Aleksei Zozulin

Free agent
- Position: Shooting guard

Personal information
- Born: January 14, 1983 (age 43) Alma Ata, Kazakh SSR, Soviet Union
- Listed height: 199 cm (6 ft 6 in)
- Listed weight: 100 kg (220 lb)

Career information
- NBA draft: 2005: undrafted
- Playing career: 1999–present

Career history
- 1999–2000: Khimik Engels
- 2000–2005: UNICS Kazan
- 2005: Lokomotiv Rostov
- 2005–2006: Sibirtelecom Lokomotiv Novosibirsk
- 2006–2008: Ural Great Perm
- 2008–2012: Spartak Saint Petersburg
- 2012–2015: CSKA Moscow
- 2015: Lokomotiv Kuban

Career highlights
- 3× VTB United League champion (2013–2015);

= Aleksei Zozulin =

Russian basketball player (born 1983)

Alexey Sergeevich Zozulin (Алексей Сергеевич Зозулин, born January 14, 1983) is a Russian professional basketball player who last played for Lokomotiv Kuban of the VTB United League. He also represents the Russia national basketball team internationally.

==Professional career==
Zozulin has spent his entire career playing for teams in the top division of Russian basketball. Career highlights include winning the Russia Cup with UNICS Kazan in 2003 and playing in the Eurocup with Ural Great Perm in 2007 and 2008. In his most recent season, 2008–09, he averaged 6.9 points and 2.4 rebounds per game for Spartak Saint Petersburg.

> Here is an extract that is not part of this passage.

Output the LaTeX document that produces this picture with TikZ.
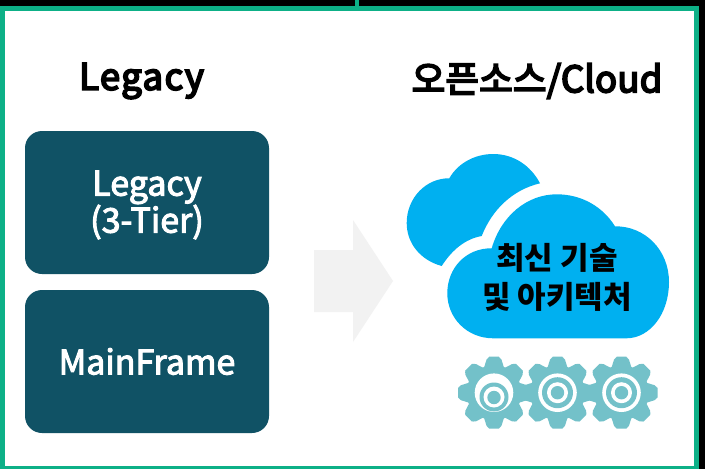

On 26 July 2012, Zozulin signed one-year deal with option to extend for one season with the Russian team CSKA Moscow. On 7 July 2014, he re-signed with CSKA for one more season and an option for another.

On 1 August 2015, he joined Lokomotiv Kuban on a one-year deal with a team option. On 25 December 2015, left Lokomotiv.

==National team career==
Zozulin has also been a member of the senior Russian national basketball team. He was called up to the team for the first time at Eurobasket 2009. Although the Russians finished a disappointing seventh, they were later awarded a wild card to the 2010 FIBA World Championship.

Zozulin also played for the Russian junior team between 1999 and 2002, most notably appearing with the team at the World Championship for Junior Men in 2000 and World Championship for Young Men in 2002.